On his love, Kellie Nash

"One of my favourite times we used to have together was we would give each other a smooch and turn the light off and lay in bed; and one of us would talk the other to sleep.

"One night she said, 'I need you to make me a promise. I want you to promise me that if something was to ever happen to me that you would not go back into isolation.'

"So I said, 'I promise.'

"It wasn't like we weren't living our lives. We were travelling and going to the fair and things like that. But she knew I hadn't been singing and I hadn't been writing music. So this album is me keeping the promise. Going back to music."

How he wrote a song for Kellie before he met her

Image copyright Getty Images
Image caption Perry and Nash were only together a short time before cancer took her life

"In The Rain was written about two years before I met Kellie [the couple got together in 2011, when she had already been diagnosed with cancer] and it's one of just two songs I never played for her. It's the only secret I ever kept from her because it's about such a profound loss.

"I sing about 'Your face in a photograph staring back in silence,' After I lost Kellie I was doing exactly that, sitting alone in my house, looking at photographs, going, 'Oh God,' and crying.

"So that song was written before I met her and I never played it for her because I didn't want to bring that energy into that struggle she was in to save her life."

On how he hooked up with The Eels

"Patty Jenkins [Wonder Woman director] is a friend of mine.
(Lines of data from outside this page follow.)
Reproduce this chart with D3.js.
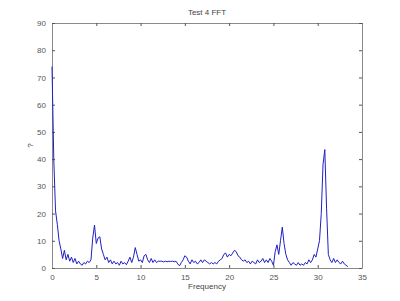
<!DOCTYPE html>
<html>
<head>
<meta charset="utf-8">
<script src="https://cdn.jsdelivr.net/npm/d3@7"></script>
<style>
  body { margin: 0; background: #fff; }
  svg text { font-family: "Liberation Sans", Arial, sans-serif; }
</style>
</head>
<body>
<div class="chart"></div>
<script>
// spectrum magnitudes, sampled every 0.2 Hz starting at 0
let step = 0.2;
let magnitudes = [
  74, 40, 21, 16, 10, 7, 3.5, 6.5, 3, 5,
  2.5, 4, 2, 3.5, 1.5, 2.5, 1.5, 1, 2, 1.5,
  2.5, 2, 3, 11, 15.8, 9, 11, 11.5, 7, 5,
  3, 4, 2, 3, 1.5, 2.5, 1.5, 2, 1, 2.5,
  1.5, 2, 1.2, 2.5, 4, 2, 4, 7.5, 5, 2.5,
  3, 2, 4.5, 5, 3, 2, 3.5, 2, 3, 2,
  2.5, 2.5, 2.5, 2.2, 2.5, 2.3, 2.5, 2.4, 2.5, 2.3,
  2.5, 1.5, 0.8, 2, 3, 4.5, 4, 2.5, 1.5, 3,
  2, 2.5, 1.5, 2, 3, 2, 3, 2.5, 2, 1.5,
  2, 1.5, 2, 1.5, 2.5, 3, 3.5, 5, 5.5, 4,
  5, 4.5, 5.5, 6.5, 6, 4.5, 4, 3, 2.5, 3,
  2, 2.5, 1.5, 2.5, 2, 1.5, 3, 2, 2.5, 3.5,
  2, 3, 2, 3.5, 2.5, 1, 6, 8.5, 5, 10,
  15, 9, 5, 3, 2, 1, 2, 1.5, 1, 2,
  1, 1.5, 1, 2, 1.5, 3, 2, 3, 5, 4,
  7, 10, 20, 38, 43.5, 22, 5, 3, 2, 3.5,
  2, 3, 2, 1.5, 2.5, 1.5, 1, 0.5
];
let xTicks = [0, 5, 10, 15, 20, 25, 30, 35];
let yTicks = [0, 10, 20, 30, 40, 50, 60, 70, 80, 90];

let data = magnitudes.map(function(v, i) { return {freq: i * step, val: v}; });

let margin = {top: 23, right: 38, bottom: 33, left: 52};
let width = 400 - margin.left - margin.right,
    height = 301 - margin.top - margin.bottom;

let svg = d3.select(".chart").append("svg")
    .attr("width", 400)
    .attr("height", 301);

let g = svg.append("g")
    .attr("transform", "translate(" + margin.left + "," + margin.top + ")");

const xScale = d3.scaleLinear().domain([0, 35]).range([0, width]);
const yScale = d3.scaleLinear().domain([0, 90]).range([height, 0]);

// inward ticks on all four sides, like a boxed axes
function styleAxis(sel) {
  sel.select(".domain").attr("stroke", "#8a8a8a");
  sel.selectAll(".tick line").attr("stroke", "#555");
  sel.selectAll("text").attr("fill", "#555").style("font-size", "8px");
}

g.append("g")
  .attr("transform", `translate(0, ${height})`)
  .call(d3.axisBottom(xScale).tickValues(xTicks).tickSizeInner(-3).tickSizeOuter(0).tickPadding(6))
  .call(styleAxis);

g.append("g")
  .call(d3.axisTop(xScale).tickValues(xTicks).tickSizeInner(-3).tickSizeOuter(0).tickFormat(""))
  .call(styleAxis);

g.append("g")
  .call(d3.axisLeft(yScale).tickValues(yTicks).tickSizeInner(-3).tickSizeOuter(0).tickPadding(6))
  .call(styleAxis);

g.append("g")
  .attr("transform", `translate(${width}, 0)`)
  .call(d3.axisRight(yScale).tickValues(yTicks).tickSizeInner(-3).tickSizeOuter(0).tickFormat(""))
  .call(styleAxis);

g.append("path")
  .datum(data)
  .attr("fill", "none")
  .attr("stroke", "#1f1fc4")
  .attr("stroke-width", 1)
  .attr("stroke-linejoin", "round")
  .attr("d", d3.line()
    .x(function(d) { return xScale(d.freq); })
    .y(function(d) { return yScale(d.val); }));

svg.append("text")
  .attr("x", margin.left + width / 2)
  .attr("y", 15)
  .attr("text-anchor", "middle")
  .attr("fill", "#444")
  .style("font-size", "8px")
  .text("Test 4 FFT");

svg.append("text")
  .attr("x", margin.left + width / 2)
  .attr("y", 289)
  .attr("text-anchor", "middle")
  .attr("fill", "#444")
  .style("font-size", "8px")
  .text("Frequency");

svg.append("text")
  .attr("transform", "translate(33," + (margin.top + height / 2) + ") rotate(-90)")
  .attr("text-anchor", "middle")
  .attr("fill", "#444")
  .style("font-size", "8px")
  .text("?");
</script>
</body>
</html>
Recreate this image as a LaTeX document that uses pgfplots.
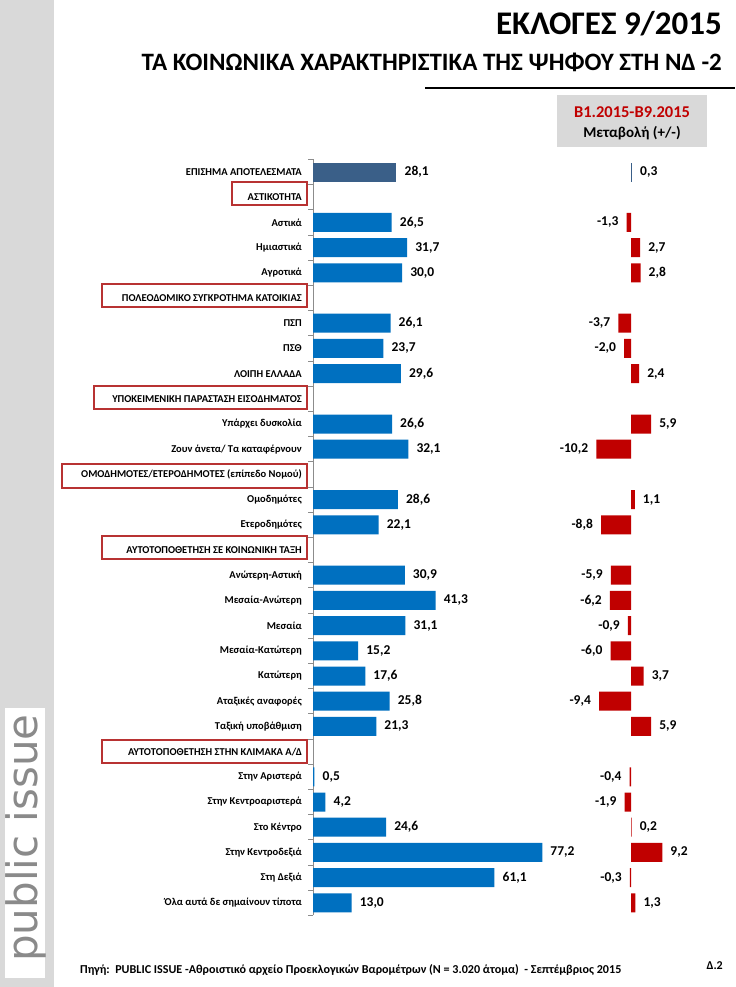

We got to meet each other when she did the movie Monster with Charlize Theron, because she wanted the song Don't Stop Believin' for a scene.

"She introduced me to The Eels' album Daisies Of The Galaxy and I just fell in love with it. Patty and I went to some of their shows, and then she introduced me to Mark [Everett, bandleader] and we hung out with him. He had a group of people he'd play croquet with in the back yard of his studio. They were brutal. They played for money and they were really good at it.

"Then they started asking, 'Well, are you going to sing a song with us?'

"Next thing I know, I showed up in Minneapolis at the Fitzgerald Theatre; and that was the first night I had walked out on stage in 25 years."

Taking his first steps back on stage

"It all came back to me. Meaning I only eat at 12 o'clock, and no more food for the rest of the day. I have to have an empty stomach when I'm singing because the diaphragm needs somewhere to go. Otherwise you'd be burping in front of everyone!

"About 10 o'clock, Eels did their first encore. Mark goes out there and he says, 'There's a guy here tonight, maybe you know him, maybe you don't. But he's backstage and we thought we would bring him out. Here's Steve Perry!'

"But I sat in the back and I waited - just to mess with him, to make him look stupid. And he's looking at me going, 'What's going on?'

"Then I stuck my head out and went, 'Now? Should I come out now?'

"I'd had no expectations because it was an indie crowd, a different generation, a different time. But the audience reacted like they knew me. So it was amazing."

On how he nearly ruined the last episode of The Sopranos

Image copyright HBO
Image caption James Gandolfini in the final episode of The Sopranos

"The Sopranos wanted Don't Stop Believin' for the last sequence of the whole series - but I said, 'I won't approve it until I know how it's used.'

"What I didn't want to see was the family getting whacked. Scorsese would do that. He would play something beautiful while people were getting gunned down. So I held out.

"I was still holding out on the Thursday - and it aired on the Sunday. Finally, they called and said, 'OK, we'll tell you the ending under one condition - that you can't tell anybody else.'

"You can see that they wrote the whole end sequence to the song. When I sing, 'Just a city boy,' the son comes in; and on the line, 'Street lights, people,' the daughter's trying to park underneath a street light. So they're really correlating the visuals to the moments of the song.

"If I hadn't given approval they'd have been screwed!"

Steve Perry's new album, Traces, is out now.